Marines from Company C, 1st Battalion, 2nd Marine Regiment, trained at Landing Zone Plover here, Sept. 19, where they were taught how to react to IEDs and enemy contact while on a patrol.
“These IED simulators are as close to a real life IED as you can get,” said Sgt. Jonathan G. Lawson, 2nd Platoon’s guide and Spring Hill, Fla., native. “They are effective in training and 100 percent safe.”
In Iraq, insurgents can hide IEDs anywhere. Marines must be on the lookout for any potential threat from even the most mundane sources.
“They can hide IEDs on the streets, in rubble, in cars, or anywhere. You have to keep your eyes open,” said Lance Cpl. Zachery J. Kelly, a designated marksman with 1st Squad, 2nd Platoon. “Incase an IED does explode, we have to know how to react to that situation.”
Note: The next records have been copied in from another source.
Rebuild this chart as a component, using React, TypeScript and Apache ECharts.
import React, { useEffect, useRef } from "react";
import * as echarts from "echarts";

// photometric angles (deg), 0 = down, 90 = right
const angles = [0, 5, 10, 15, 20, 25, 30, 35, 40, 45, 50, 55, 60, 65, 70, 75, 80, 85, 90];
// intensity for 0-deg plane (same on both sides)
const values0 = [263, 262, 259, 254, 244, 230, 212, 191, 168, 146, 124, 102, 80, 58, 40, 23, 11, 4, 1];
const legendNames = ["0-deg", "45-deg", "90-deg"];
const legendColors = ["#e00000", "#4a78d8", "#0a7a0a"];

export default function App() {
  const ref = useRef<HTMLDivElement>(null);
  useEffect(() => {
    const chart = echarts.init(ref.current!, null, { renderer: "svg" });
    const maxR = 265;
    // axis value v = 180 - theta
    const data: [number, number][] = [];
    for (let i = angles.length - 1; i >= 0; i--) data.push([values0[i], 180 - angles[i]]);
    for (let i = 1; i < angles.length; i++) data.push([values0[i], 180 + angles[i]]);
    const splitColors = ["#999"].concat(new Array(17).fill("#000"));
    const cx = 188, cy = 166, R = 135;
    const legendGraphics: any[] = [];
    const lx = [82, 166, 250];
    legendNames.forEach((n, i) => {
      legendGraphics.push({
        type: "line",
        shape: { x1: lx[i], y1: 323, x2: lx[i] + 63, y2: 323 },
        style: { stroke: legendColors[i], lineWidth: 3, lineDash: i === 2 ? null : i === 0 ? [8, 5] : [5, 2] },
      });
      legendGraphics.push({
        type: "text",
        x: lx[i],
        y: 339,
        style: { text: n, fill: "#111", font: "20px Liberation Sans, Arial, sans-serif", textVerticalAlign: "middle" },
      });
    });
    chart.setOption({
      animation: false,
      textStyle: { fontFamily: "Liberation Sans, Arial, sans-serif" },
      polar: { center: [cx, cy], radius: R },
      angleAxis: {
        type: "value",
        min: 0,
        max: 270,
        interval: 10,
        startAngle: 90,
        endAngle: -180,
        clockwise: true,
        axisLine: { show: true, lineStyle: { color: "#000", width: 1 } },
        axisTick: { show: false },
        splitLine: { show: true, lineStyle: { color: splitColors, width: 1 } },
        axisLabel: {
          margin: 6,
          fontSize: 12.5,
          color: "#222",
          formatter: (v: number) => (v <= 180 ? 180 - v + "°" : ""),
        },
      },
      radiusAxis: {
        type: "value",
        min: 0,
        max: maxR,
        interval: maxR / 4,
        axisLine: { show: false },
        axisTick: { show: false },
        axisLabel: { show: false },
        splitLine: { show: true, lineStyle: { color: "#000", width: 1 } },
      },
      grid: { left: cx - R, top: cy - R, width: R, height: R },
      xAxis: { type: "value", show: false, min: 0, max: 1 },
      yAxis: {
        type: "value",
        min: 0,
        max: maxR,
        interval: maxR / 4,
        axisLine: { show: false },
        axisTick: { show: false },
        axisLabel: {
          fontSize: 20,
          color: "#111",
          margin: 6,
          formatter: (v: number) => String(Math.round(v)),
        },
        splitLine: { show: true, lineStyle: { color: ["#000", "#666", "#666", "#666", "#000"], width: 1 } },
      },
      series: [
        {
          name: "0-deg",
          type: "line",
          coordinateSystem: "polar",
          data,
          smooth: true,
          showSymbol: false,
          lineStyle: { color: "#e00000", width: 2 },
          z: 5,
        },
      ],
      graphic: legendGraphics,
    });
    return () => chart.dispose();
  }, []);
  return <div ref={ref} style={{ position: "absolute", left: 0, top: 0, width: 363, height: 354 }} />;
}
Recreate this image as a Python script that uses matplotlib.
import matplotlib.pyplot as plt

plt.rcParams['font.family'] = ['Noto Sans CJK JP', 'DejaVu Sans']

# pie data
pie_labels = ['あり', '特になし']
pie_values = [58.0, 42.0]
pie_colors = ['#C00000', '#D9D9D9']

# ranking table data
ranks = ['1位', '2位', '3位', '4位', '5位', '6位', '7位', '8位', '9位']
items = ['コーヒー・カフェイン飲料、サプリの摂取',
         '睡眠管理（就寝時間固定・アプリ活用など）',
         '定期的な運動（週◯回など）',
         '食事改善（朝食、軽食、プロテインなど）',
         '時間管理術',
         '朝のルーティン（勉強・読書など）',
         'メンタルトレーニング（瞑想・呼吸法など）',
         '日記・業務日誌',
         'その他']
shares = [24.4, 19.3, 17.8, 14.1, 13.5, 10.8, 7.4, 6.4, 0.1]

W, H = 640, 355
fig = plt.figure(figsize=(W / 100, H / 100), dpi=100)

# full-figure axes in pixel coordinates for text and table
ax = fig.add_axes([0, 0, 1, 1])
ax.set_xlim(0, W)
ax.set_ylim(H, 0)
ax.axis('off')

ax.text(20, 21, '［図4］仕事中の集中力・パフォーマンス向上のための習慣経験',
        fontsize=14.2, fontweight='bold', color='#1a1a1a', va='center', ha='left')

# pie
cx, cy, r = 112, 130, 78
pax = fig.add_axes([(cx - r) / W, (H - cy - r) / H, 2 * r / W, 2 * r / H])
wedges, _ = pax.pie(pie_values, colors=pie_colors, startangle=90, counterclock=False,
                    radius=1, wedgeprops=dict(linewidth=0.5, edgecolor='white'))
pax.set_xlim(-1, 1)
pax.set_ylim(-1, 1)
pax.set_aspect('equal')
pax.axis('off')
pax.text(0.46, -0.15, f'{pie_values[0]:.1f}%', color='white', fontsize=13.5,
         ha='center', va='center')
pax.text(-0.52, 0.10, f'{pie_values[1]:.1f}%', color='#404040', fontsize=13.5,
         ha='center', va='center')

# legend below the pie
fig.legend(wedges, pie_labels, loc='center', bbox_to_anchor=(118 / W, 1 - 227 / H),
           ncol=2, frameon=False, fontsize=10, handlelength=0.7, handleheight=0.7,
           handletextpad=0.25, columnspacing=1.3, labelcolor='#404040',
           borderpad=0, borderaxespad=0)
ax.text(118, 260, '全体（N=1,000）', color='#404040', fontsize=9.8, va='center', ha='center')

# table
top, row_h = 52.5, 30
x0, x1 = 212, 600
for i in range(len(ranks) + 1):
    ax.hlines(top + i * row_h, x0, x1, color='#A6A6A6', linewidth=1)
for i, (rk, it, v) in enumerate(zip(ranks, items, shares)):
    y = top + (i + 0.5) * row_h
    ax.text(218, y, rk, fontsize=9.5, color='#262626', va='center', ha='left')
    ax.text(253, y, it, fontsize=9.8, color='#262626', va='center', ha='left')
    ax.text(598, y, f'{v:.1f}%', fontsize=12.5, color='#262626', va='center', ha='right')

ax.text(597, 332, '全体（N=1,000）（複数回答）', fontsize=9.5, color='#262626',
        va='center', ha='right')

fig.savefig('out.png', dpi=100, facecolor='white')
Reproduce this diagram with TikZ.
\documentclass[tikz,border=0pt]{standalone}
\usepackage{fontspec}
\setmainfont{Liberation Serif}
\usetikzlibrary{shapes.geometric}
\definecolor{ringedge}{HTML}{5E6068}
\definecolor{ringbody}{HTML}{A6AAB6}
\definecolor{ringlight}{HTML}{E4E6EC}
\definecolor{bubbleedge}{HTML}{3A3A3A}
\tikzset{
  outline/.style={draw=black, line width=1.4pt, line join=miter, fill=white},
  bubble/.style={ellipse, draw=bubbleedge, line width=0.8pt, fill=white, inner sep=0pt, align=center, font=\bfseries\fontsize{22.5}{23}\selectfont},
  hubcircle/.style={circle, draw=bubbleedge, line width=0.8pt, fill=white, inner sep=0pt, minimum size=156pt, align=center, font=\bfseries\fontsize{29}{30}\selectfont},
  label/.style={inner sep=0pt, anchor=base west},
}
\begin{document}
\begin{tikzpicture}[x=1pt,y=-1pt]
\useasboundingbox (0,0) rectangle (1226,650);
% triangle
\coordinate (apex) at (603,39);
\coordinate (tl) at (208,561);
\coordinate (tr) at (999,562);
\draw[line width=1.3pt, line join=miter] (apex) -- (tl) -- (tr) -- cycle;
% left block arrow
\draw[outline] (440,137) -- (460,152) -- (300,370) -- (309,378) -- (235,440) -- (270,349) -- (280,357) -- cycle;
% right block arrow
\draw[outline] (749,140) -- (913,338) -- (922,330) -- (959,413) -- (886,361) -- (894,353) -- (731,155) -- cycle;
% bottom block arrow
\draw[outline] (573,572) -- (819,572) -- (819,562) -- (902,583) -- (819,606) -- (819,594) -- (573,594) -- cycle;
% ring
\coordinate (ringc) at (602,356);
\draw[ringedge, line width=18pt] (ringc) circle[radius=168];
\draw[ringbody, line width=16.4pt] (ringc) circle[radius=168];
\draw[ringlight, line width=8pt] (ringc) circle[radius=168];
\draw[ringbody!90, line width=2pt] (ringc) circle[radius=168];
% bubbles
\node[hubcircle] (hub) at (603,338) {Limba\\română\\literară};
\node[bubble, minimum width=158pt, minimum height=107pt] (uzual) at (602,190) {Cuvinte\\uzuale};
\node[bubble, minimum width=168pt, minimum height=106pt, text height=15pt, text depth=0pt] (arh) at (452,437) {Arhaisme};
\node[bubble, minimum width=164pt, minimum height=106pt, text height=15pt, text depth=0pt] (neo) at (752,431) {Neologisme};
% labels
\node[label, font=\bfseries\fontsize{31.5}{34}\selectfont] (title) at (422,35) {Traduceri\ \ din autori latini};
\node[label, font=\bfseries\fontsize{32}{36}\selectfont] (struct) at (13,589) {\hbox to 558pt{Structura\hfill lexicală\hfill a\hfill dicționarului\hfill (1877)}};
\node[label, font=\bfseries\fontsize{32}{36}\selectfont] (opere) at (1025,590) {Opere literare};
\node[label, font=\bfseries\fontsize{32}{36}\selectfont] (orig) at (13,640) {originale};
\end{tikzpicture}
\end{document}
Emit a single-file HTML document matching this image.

The Marines were taught how to respond to an IED when they spot one and how to care for any casualties or wounded causes by an IED attack.
During the training exercise, the simulated IEDs were placed along a dirt road in the middle of a forest. They were dug into the ground and hidden from sight.
As the Marines patrol down the road, they looked for anything suspicious that could be a potential threat. Whether it was cords, loose dirt, or even a can hidden under some leaves, the Marines were wary of anything.
When a group of Marines passes the IED, Marines acting as insurgents deeper in the forest detonate it in a thunderous explosion of brown smoke that fills the road. Marines touched by the brown smoke were considered casualties and the others dealt with them accordingly.
“There are no pyrotechnics in these IEDs,” Lawson explained. “When they detonate, there is a loud explosion with a non-toxic powder sprayed outward.”
Kelly, who was at the front of the patrol, was one of the Marines hit by the explosion.
“It kind of shocks you at first, you’re not sure what to do,” said Kelly as he lay on the road and the rest of his squad set up security around him. “But I guess that’s the whole point of all this training right?”
Many Marines from 1st Battalion, 2nd Marine Regiment, are scheduled to deploy for the first time later this year. This training was part of their seven-day field training exercise conducted in the Camp Lejeune area.
“This training is essential to all Marines’ survival because IEDs are such a huge threat,” Lawson explained. “With this training they will know how to locate potential IEDs before they cause harm which will hopefully reduce casualties when they deploy.”